Elle a ajouté qu’après qu’une personne eut passé plusieurs années sans ennuis, les chances statistiques qu’elle récidive «diminuent de façon importante».
Ce n’est pas un secret, les minorités racisées représentent une part disproportionnée des personnes incarcérées.
La présidente de l’Association de la communauté noire de l’Ouest de l’île, Joan Lee, a appelé à combattre «le racisme systémique qui fait mal à notre communauté de tant de manières différentes».
«Une réforme du Code criminel est clairement nécessaire, et cela enrichirait notre communauté.»
Pour les personnes racisées, «c’est déjà difficile de trouver un bon emploi», a-t-elle dit, et quand on a en plus des antécédents judiciaires, «c’est une autre difficulté qui s’ajoute».
D’après elle, «une fois qu’ils obtiennent des emplois, ils sont plus enclins à redonner à leur communauté».
Aleksandra Zajko, de la Société Elizabeth Fry, a aussi rappelé que les femmes judiciarisées «sont issues pour la plupart de milieux défavorisés» et que le système actuel crée «une situation d’injustice qui a porté préjudice depuis de trop longues années à la réintégration sociale de ces femmes».

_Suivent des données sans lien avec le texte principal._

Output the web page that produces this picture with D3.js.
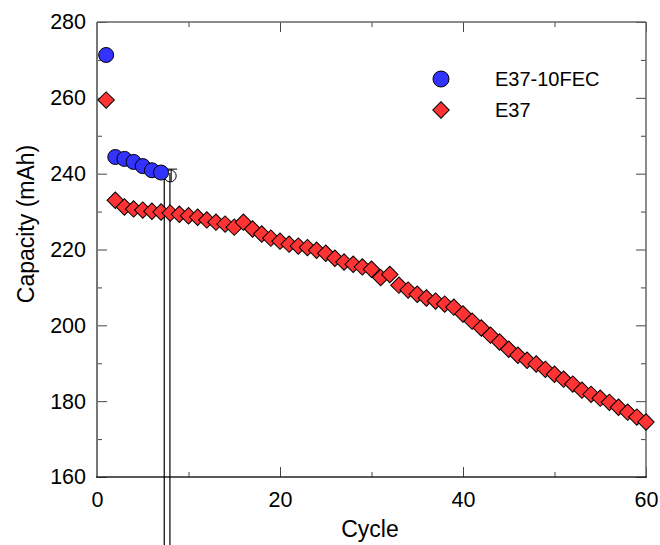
<!DOCTYPE html>
<html lang="en">
<head>
    <meta charset="utf-8">
    <title>capacity.html</title>
    <script type="text/javascript" src="https://cdnjs.cloudflare.com/ajax/libs/d3/7.8.5/d3.min.js"></script>
    <style>
      body { margin: 0; background: #fff; }
      text { font-family: "Liberation Sans", Arial, sans-serif; }
    </style>
</head>
<body>
    <script type="text/javascript">
      //data
      var fecCycles = [1, 2, 3, 4, 5, 6, 7];
      var fecCapacity = [271.3, 244.4, 243.9, 243.1, 242.0, 240.9, 240.3];
      // cycle 8 of E37-10FEC drawn as open point with a broken error bar
      var fecOpenCycle = 8, fecOpenValue = 239.4, fecOpenErr = 241.2;

      var e37Cycles = d3.range(1, 61);
      var e37Capacity = [259.4, 233.0, 231.2, 230.7, 230.4, 230.1, 229.9, 229.6, 229.3, 228.9,
                         228.5, 227.8, 227.2, 226.7, 225.9, 227.2, 225.4, 224.1, 223.0, 222.2,
                         221.4, 220.9, 220.5, 219.8, 219.0, 217.7, 216.7, 216.1, 215.4, 214.8,
                         212.6, 213.4, 210.6, 209.3, 208.2, 207.2, 206.4, 205.6, 204.8, 203.0,
                         201.1, 199.3, 197.4, 195.6, 193.7, 192.1, 190.8, 189.8, 188.4, 187.1,
                         185.8, 184.5, 182.9, 181.8, 180.8, 179.7, 178.4, 177.1, 175.8, 174.5];

      var xMajor = [0, 20, 40, 60], xMinor = [10, 30, 50];
      var yMajor = [160, 180, 200, 220, 240, 260, 280], yMinor = [170, 190, 210, 230, 250, 270];
      var seriesNames = ["E37-10FEC", "E37"];

      //initialize the dimensions
      var width = 660, height = 545,
          margin = {left: 97, right: 646, top: 22, bottom: 477};

      var xScale = d3.scaleLinear().domain([0, 60]).range([margin.left, margin.right]);
      var yScale = d3.scaleLinear().domain([160, 280]).range([margin.bottom, margin.top]);

      var svg = d3.select("body").append("svg")
                  .attr("width", width)
                  .attr("height", height);

      //axes, ticks point inward
      var axisColor = "#444";
      function styleAxis(g) {
        g.select(".domain").remove();
        g.selectAll("line").attr("stroke", axisColor);
        g.attr("font-family", null).attr("font-size", null);
      }

      svg.append("g").attr("transform", "translate(0," + margin.bottom + ")")
         .call(d3.axisBottom(xScale).tickValues(xMajor).tickSize(-10).tickPadding(15).tickFormat(d3.format("d")))
         .call(styleAxis)
         .selectAll("text").attr("font-size", 21.5).attr("fill", "#000");
      svg.append("g").attr("transform", "translate(0," + margin.bottom + ")")
         .call(d3.axisBottom(xScale).tickValues(xMinor).tickSize(-5).tickFormat(""))
         .call(styleAxis);
      svg.append("g").attr("transform", "translate(0," + margin.top + ")")
         .call(d3.axisTop(xScale).tickValues(xMajor).tickSize(-10).tickFormat(""))
         .call(styleAxis);
      svg.append("g").attr("transform", "translate(0," + margin.top + ")")
         .call(d3.axisTop(xScale).tickValues(xMinor).tickSize(-5).tickFormat(""))
         .call(styleAxis);

      svg.append("g").attr("transform", "translate(" + margin.left + ",0)")
         .call(d3.axisLeft(yScale).tickValues(yMajor).tickSize(-10).tickPadding(11))
         .call(styleAxis)
         .selectAll("text").attr("font-size", 21.5).attr("fill", "#000");
      svg.append("g").attr("transform", "translate(" + margin.left + ",0)")
         .call(d3.axisLeft(yScale).tickValues(yMinor).tickSize(-5).tickFormat(""))
         .call(styleAxis);
      svg.append("g").attr("transform", "translate(" + margin.right + ",0)")
         .call(d3.axisRight(yScale).tickValues(yMajor).tickSize(-10).tickFormat(""))
         .call(styleAxis);
      svg.append("g").attr("transform", "translate(" + margin.right + ",0)")
         .call(d3.axisRight(yScale).tickValues(yMinor).tickSize(-5).tickFormat(""))
         .call(styleAxis);

      //frame
      svg.append("line").attr("x1", margin.left).attr("x2", margin.left).attr("y1", margin.top).attr("y2", margin.bottom)
         .attr("stroke", "#777").attr("stroke-width", 2);
      svg.append("line").attr("x1", margin.right).attr("x2", margin.right).attr("y1", margin.top).attr("y2", margin.bottom)
         .attr("stroke", "#666").attr("stroke-width", 1.5);
      svg.append("line").attr("x1", margin.left).attr("x2", margin.right).attr("y1", margin.top).attr("y2", margin.top)
         .attr("stroke", "#666").attr("stroke-width", 1.5);
      svg.append("line").attr("x1", margin.left - 1).attr("x2", margin.right + 1).attr("y1", margin.bottom).attr("y2", margin.bottom)
         .attr("stroke", "#222").attr("stroke-width", 1.5);

      //axis titles
      svg.append("text").attr("x", 370).attr("y", 537)
         .attr("text-anchor", "middle").attr("font-size", 23).text("Cycle");
      svg.append("text").attr("transform", "translate(34,224) rotate(-90)")
         .attr("text-anchor", "middle").attr("font-size", 23).text("Capacity (mAh)");

      //broken error bar artifact around cycle 8
      var artifact = svg.append("g").attr("stroke", "#000").attr("fill", "none");
      [7.35, 7.97].forEach(function(c) {
        artifact.append("line")
           .attr("x1", xScale(c)).attr("x2", xScale(c))
           .attr("y1", yScale(fecOpenValue) - 3).attr("y2", height)
           .attr("stroke-width", 1.2);
      });

      //E37 diamonds
      var diamond = d3.symbol().type(d3.symbolSquare).size(135);
      svg.append("g").selectAll("path")
         .data(e37Cycles)
         .enter().append("path")
         .attr("d", diamond)
         .attr("transform", function(d, i) { return "translate(" + xScale(d) + "," + yScale(e37Capacity[i]) + ") rotate(45)"; })
         .attr("fill", "#ff3333")
         .attr("stroke", "#000")
         .attr("stroke-width", 1);

      //E37-10FEC circles
      svg.append("g").selectAll("circle")
         .data(fecCycles)
         .enter().append("circle")
         .attr("cx", function(d) { return xScale(d); })
         .attr("cy", function(d, i) { return yScale(fecCapacity[i]); })
         .attr("r", 7.5)
         .attr("fill", "#3333ff")
         .attr("stroke", "#000")
         .attr("stroke-width", 1);

      //open point with error bar cap
      artifact.append("circle")
         .attr("cx", xScale(fecOpenCycle)).attr("cy", yScale(fecOpenValue))
         .attr("r", 6).attr("stroke-width", 1);
      artifact.append("line")
         .attr("x1", xScale(fecOpenCycle) - 5).attr("x2", xScale(fecOpenCycle) + 7)
         .attr("y1", yScale(fecOpenErr)).attr("y2", yScale(fecOpenErr));
      artifact.append("line")
         .attr("x1", xScale(fecOpenCycle) + 1).attr("x2", xScale(fecOpenCycle) + 1)
         .attr("y1", yScale(fecOpenErr)).attr("y2", yScale(fecOpenValue) + 6);

      //legend
      var legend = svg.append("g");
      legend.append("circle").attr("cx", 441).attr("cy", 79).attr("r", 8)
         .attr("fill", "#3333ff").attr("stroke", "#000");
      legend.append("path").attr("d", diamond)
         .attr("transform", "translate(441,110) rotate(45)")
         .attr("fill", "#ff3333").attr("stroke", "#000");
      legend.selectAll("text").data(seriesNames).enter().append("text")
         .attr("x", 495).attr("y", function(d, i) { return 79 + i * 31; })
         .attr("dy", "0.36em").attr("font-size", 20).text(function(d) { return d; });
    </script>
</body>
</html>
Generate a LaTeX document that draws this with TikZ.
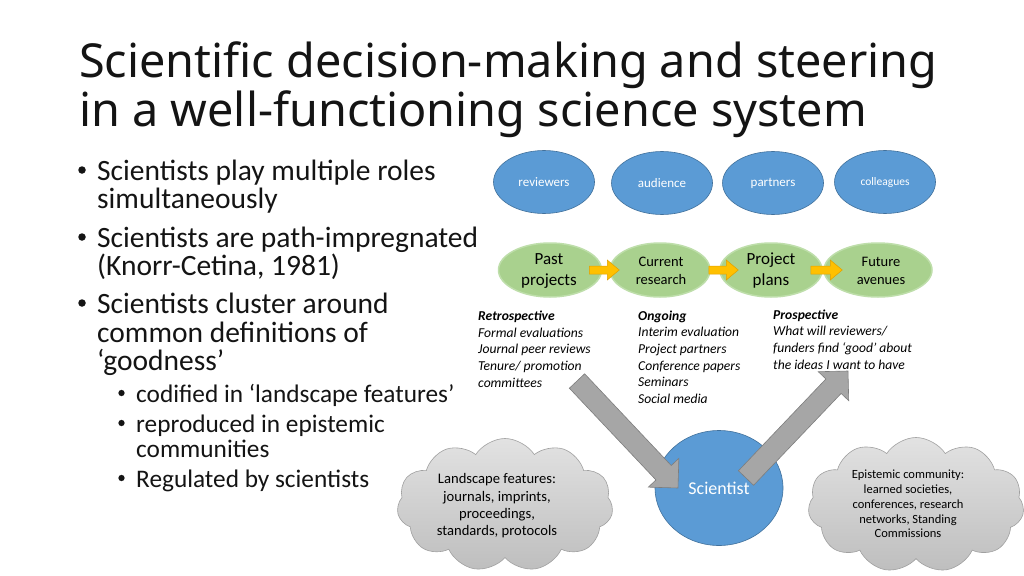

Les organismes qui se sont joints au regroupement sont l’Association des avocats de la défense de Montréal-Laval-Longueuil, l’Association des avocats de la défense de Québec, l’Association des avocats et avocates en droit carcéral du Québec, l’Association de la communauté noire de l’Ouest de l’île, l’Association des services de réhabilitation sociale du Québec, l’Association québécoise des avocats et avocates de la défense, la Clinique juridique de Saint-Michel, la Société Elizabeth Fry du Québec et la Société John Howard du Québec.